L’aiuto ha risultati solo se è sufficiente e convenientemente mirato; se fosse concentrato e speso localmente secondo una strategia rigorosa sarebbe più efficace e meno costoso. Insomma il professore lancia un forte appello per un “decennio di grandi ambizioni”. Mentre in Francia Jacques Chirac chiede una tassa internazionale per finanziare l’aiuto allo sviluppo, nel Regno Unito Tony Blair ha inventato invece una “Commissione per l’Africa” con un “Piano Marshall”. I membri di questo think tank sono 17, di cui nove africani, di tutti i livelli e classi, dai cantanti ai finanzieri e agli economisti.

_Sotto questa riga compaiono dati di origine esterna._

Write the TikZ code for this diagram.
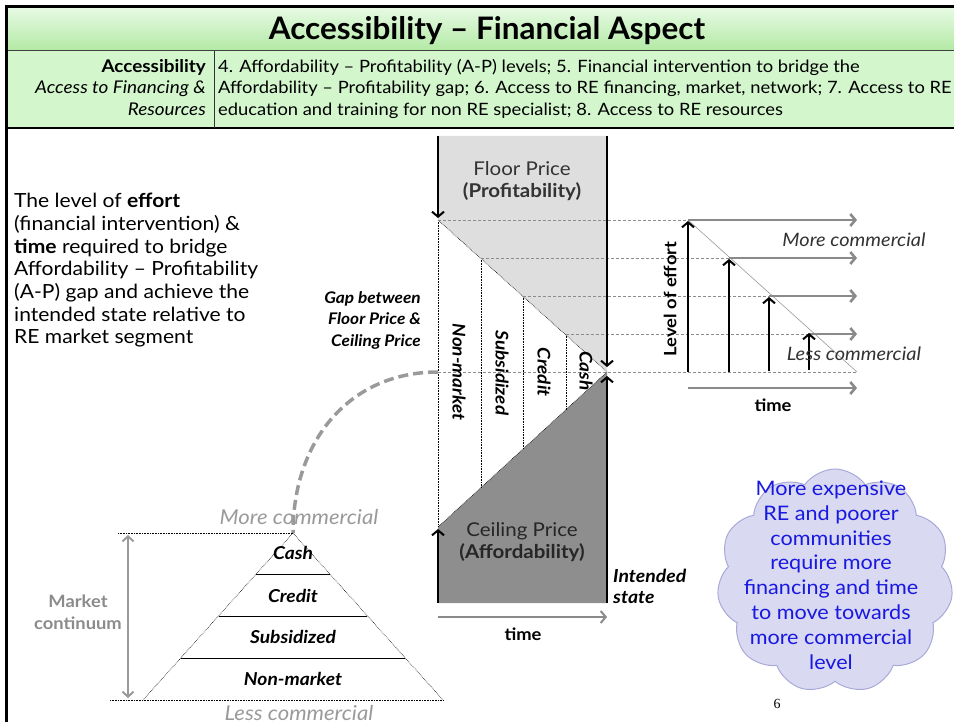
\documentclass[tikz,border=0pt]{standalone}
\usepackage{fontspec}
\setmainfont{Lato}[FakeStretch=1.08]
\newfontfamily\serifnum{Liberation Serif}
\usetikzlibrary{arrows.meta,shapes.symbols,calc}
\definecolor{hdtop}{HTML}{E6FAE3}
\definecolor{hdbot}{HTML}{B2E9A4}
\definecolor{rowgreen}{HTML}{D3F6CD}
\definecolor{lightfill}{HTML}{DEDEDE}
\definecolor{darkfill}{HTML}{8E8E8E}
\definecolor{garr}{HTML}{8A8A8A}
\definecolor{cloudfill}{HTML}{D9D9F2}
\definecolor{clouddraw}{HTML}{A9A9D9}
\definecolor{cloudtext}{HTML}{1818E0}
\definecolor{softgray}{HTML}{9A9A9A}
\begin{document}
\begin{tikzpicture}[x=1pt,y=-1pt,
  blackarrow/.style={line width=2pt,-{Straight Barb[length=5pt,width=12pt]}},
  grayarrow/.style={line width=2.6pt,garr,-{Straight Barb[length=5pt,width=12pt]}},
  dotv/.style={black,line width=0.6pt,densely dotted},
  dashh/.style={black!45,line width=0.7pt,dash pattern=on 3pt off 2pt},
  bigdash/.style={softgray,line width=3.5pt,dash pattern=on 10pt off 5pt},
  colbl/.style={font=\fontsize{17.5}{20}\selectfont\bfseries\itshape,rotate=-90},
  pyrlbl/.style={font=\fontsize{17.8}{20}\selectfont\bfseries\itshape},
  inner sep=0pt]
\useasboundingbox (0,0) rectangle (954,722);
% ---------------- header
\shade[top color=hdtop,bottom color=hdbot] (6,8) rectangle (954,51);
\fill[rowgreen] (6,51) rectangle (954,128);
\draw[black!75,line width=1pt] (6,51) -- (954,51);
\draw[black,line width=1.2pt] (6,128) -- (954,128);
\draw[black!80,line width=1pt] (214,51) -- (214,128);
\draw[black,line width=3pt] (6,722) -- (6,7) -- (954,7);
\node (title) at (487,31) {\fontsize{31}{34}\selectfont\bfseries\scalebox{0.94}[1]{Accessibility -- Financial Aspect}};
\node[anchor=north east,align=right,font=\fontsize{17.5}{21.5}\selectfont] (acc) at (206,59)
  {\textbf{Accessibility}\\\textit{Access to Financing \&}\\\textit{Resources}};
\node[anchor=north west,align=left,font=\fontsize{17}{21.5}\selectfont] (items) at (218,59)
  {4. Affordability -- Profitability (A-P) levels; 5. Financial intervention to bridge the\\
   Affordability -- Profitability gap; 6. Access to RE financing, market, network; 7. Access to RE\\
   education and training for non RE specialist; 8. Access to RE resources};
% ---------------- left description
\node[anchor=north west,align=left,font=\fontsize{19.5}{22.7}\selectfont] (desc) at (14,193)
  {The level of \textbf{effort}\\(financial intervention) \&\\\textbf{time} required to bridge\\
   Affordability -- Profitability\\(A-P) gap and achieve the\\intended state relative to\\RE market segment};
% ---------------- central chart
\coordinate (tl) at (438,136);
\coordinate (tr) at (607,136);
\coordinate (bl) at (438,603);
\coordinate (br) at (607,603);
\coordinate (a0) at (438,220);
\coordinate (a1) at (481,258);
\coordinate (a2) at (523,296);
\coordinate (a3) at (566,334);
\coordinate (m) at (607,372);
\coordinate (b0) at (438,527);
\coordinate (b1) at (481,488);
\coordinate (b2) at (523,449);
\coordinate (b3) at (566,410);
\fill[lightfill] (tl) -- (tr) -- (m) -- (a0) -- cycle;
\fill[darkfill] (b0) -- (m) -- (br) -- (bl) -- cycle;
\draw[dotv] (a0) -- (m);
\draw[dotv] (b0) -- (m);
\draw[dotv] (a0) -- (b0);
\draw[dotv] (a1) -- (b1);
\draw[dotv] (a2) -- (b2);
\draw[dotv] (a3) -- (b3);
% right chart coordinates
\coordinate (r0) at (688,220);
\coordinate (r1) at (729,258);
\coordinate (r2) at (769,296);
\coordinate (r3) at (809,334);
\coordinate (rb) at (857,372);
\coordinate (e0) at (857,220);
\coordinate (e1) at (857,258);
\coordinate (e2) at (857,296);
\coordinate (e3) at (857,334);
\coordinate (f0) at (688,372);
\coordinate (f1) at (729,372);
\coordinate (f2) at (769,371);
\coordinate (f3) at (809,370);
\coordinate (gl) at (438,372);
% dashed guides
\draw[dashh] (a0) -- (r0);
\draw[dashh] (a1) -- (r1);
\draw[dashh] (a2) -- (r2);
\draw[dashh] (a3) -- (r3);
\draw[dashh] (gl) -- (rb);
% column labels
\node[colbl] (nm) at (459,372) {Non-market};
\node[colbl] (sb) at (502,373) {Subsidized};
\node[colbl] (cr) at (544,372) {Credit};
\node[colbl] (cs) at (586,371) {Cash};
% thick black arrows
\draw[blackarrow] (tl) -- ($(a0)+(0,-2)$);
\draw[blackarrow] (tr) -- ($(m)+(0,-5)$);
\draw[blackarrow] (bl) -- ($(b0)+(0,2)$);
\draw[blackarrow] (br) -- ($(m)+(0,4)$);
% labels in chart
\node[align=center,font=\fontsize{19}{22}\selectfont,text=black!80] (floor) at (522,181)
  {Floor Price\\\textbf{(Profitability)}};
\node[align=center,font=\fontsize{19}{22}\selectfont,text=black!85] (ceil) at (522,542)
  {Ceiling Price\\\textbf{(Affordability)}};
\coordinate (t0) at (438,617);
\coordinate (t1) at (607,617);
\draw[grayarrow,line width=2pt] (t0) -- (t1);
\node[font=\fontsize{17}{20}\selectfont\bfseries] (time1) at (523,634) {time};
\node[anchor=west,align=left,font=\fontsize{18}{21}\selectfont\bfseries\itshape] (intended) at (613,586)
  {Intended\\state};
\node[anchor=east,align=right,font=\fontsize{16}{21.5}\selectfont\bfseries\itshape] (gap) at (421,320)
  {Gap between\\Floor Price \&\\Ceiling Price};
% ---------------- right chart
\draw[black!40,line width=0.6pt] (r0) -- (rb);
\draw[grayarrow] (r0) -- (e0);
\draw[grayarrow] (r1) -- (e1);
\draw[grayarrow] (r2) -- (e2);
\draw[grayarrow] (r3) -- (e3);
\draw[blackarrow] (f0) -- ($(r0)+(0,1)$);
\draw[blackarrow] (f1) -- ($(r1)+(0,1)$);
\draw[blackarrow] (f2) -- ($(r2)+(0,1)$);
\draw[blackarrow] (f3) -- ($(r3)+(0,-1)$);
\node[rotate=90,font=\fontsize{17}{20}\selectfont\bfseries] (effort) at (670,299) {Level of effort};
\node[font=\fontsize{18.5}{20}\selectfont\itshape,text=black!80] (morec) at (854,240) {More commercial};
\node[font=\fontsize{18.5}{20}\selectfont\itshape,text=black!80] (lessc) at (854,354) {Less commercial};
\coordinate (u0) at (688,388);
\coordinate (u1) at (857,388);
\draw[grayarrow] (u0) -- (u1);
\node[font=\fontsize{17}{20}\selectfont\bfseries] (time2) at (773,405) {time};
% ---------------- pyramid
\coordinate (apex) at (293,533);
\coordinate (pl) at (143,700);
\coordinate (pr) at (443,700);
\coordinate (ptl) at (118,533);
\coordinate (pbl) at (110,700);
\coordinate (h1l) at (256,574);
\coordinate (h1r) at (330,574);
\coordinate (h2l) at (219,616);
\coordinate (h2r) at (367,616);
\coordinate (h3l) at (181,658);
\coordinate (h3r) at (405,658);
\draw[bigdash] (gl) .. controls (350,372) and (293,440) .. (apex);
\draw[dotv] (ptl) -- (apex);
\draw[dotv] (pbl) -- (pr);
\draw[dotv] (apex) -- (pl);
\draw[dotv] (apex) -- (pr);
\draw[black,line width=0.8pt] (h1l) -- (h1r);
\draw[black,line width=0.8pt] (h2l) -- (h2r);
\draw[black,line width=0.8pt] (h3l) -- (h3r);
\node[pyrlbl] (pcash) at (293,553) {Cash};
\node[pyrlbl] (pcred) at (293,596) {Credit};
\node[pyrlbl] (psub) at (293,637) {Subsidized};
\node[pyrlbl] (pnm) at (293,679) {Non-market};
\coordinate (mc0) at (128,535);
\coordinate (mc1) at (128,698);
\draw[softgray,line width=2pt,{Straight Barb[length=5pt,width=11pt]}-{Straight Barb[length=5pt,width=11pt]}] (mc0) -- (mc1);
\node[align=center,font=\fontsize{17}{22}\selectfont\bfseries,text=softgray!90!black] (mcont) at (78,612)
  {Market\\continuum};
\node[font=\fontsize{20.5}{22}\selectfont\itshape,text=softgray] (pmore) at (299,517) {More commercial};
\node[font=\fontsize{20.5}{22}\selectfont\itshape,text=softgray] (pless) at (299,713) {Less commercial};
% ---------------- cloud
\node[cloud,cloud puffs=11,cloud puff arc=110,aspect=1.05,minimum width=236pt,minimum height=224pt,
  fill=cloudfill,draw=clouddraw,line width=1pt] (cloud) at (835,581) {};
\node[align=center,font=\fontsize{20}{24.8}\selectfont,text=cloudtext] (cloudtxt) at (831,575)
  {More expensive\\RE and poorer\\communities\\require more\\financing and time\\to move towards\\more commercial\\level};
\node[font=\serifnum\fontsize{14}{16}\selectfont] (pnum) at (777,704) {6};
\end{tikzpicture}
\end{document}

La commissione ha definito sei settori di intervento: lo sviluppo umano e culturale, la pace e la sicurezza, la buona governance, la gestione delle risorse naturali, l’economia e la partecipazione. Insomma c’è di tutto. La consultazione previa è stata capillare con la collaborazione della società civile e altre organismi, in tutti gli angoli del globo. Infine, la Commissione propone la creazione di un fondo internazionale con 50 miliardi di dollari all’anno. Ci sono tutti i requisiti per un successo politically correct. L’11 marzo è stata la data fatidica in cui la Gran Bretagna e la sua Commissione hanno offerto agli africani un rendez-vous che si vuole inedito, ad Addis Abeba, Londra e New York per “un’Africa forte e prospera”.

In Italia invece c’è Paolo Bonolis che, durante il 55mo festival di Sanremo, collegandosi in diretta, a sorpresa, con alcuni bambini del Darfur ha presentato il suo piano. Non è un Piano Marshall, né di investimento. Lo chiameremo il “piano del mattone”. Con la sua équipe, i partecipanti al festival, Bonolis vuole costruire (servendosi del Banco di Roma, nota banca armata) una scuola-ospedale che si chiamerà “Avamposto 55”.

Dalla Rai ci si sarebbe aspettato ben altro, meno paternalismo e più informazione, che è la prima forma di solidarietà.

E in Italia ne avremmo veramente bisogno. Almeno per sapere se l’Onu, la Francia o il Regno Unito hanno finalmente partorito “l’Africa forte e prospera”.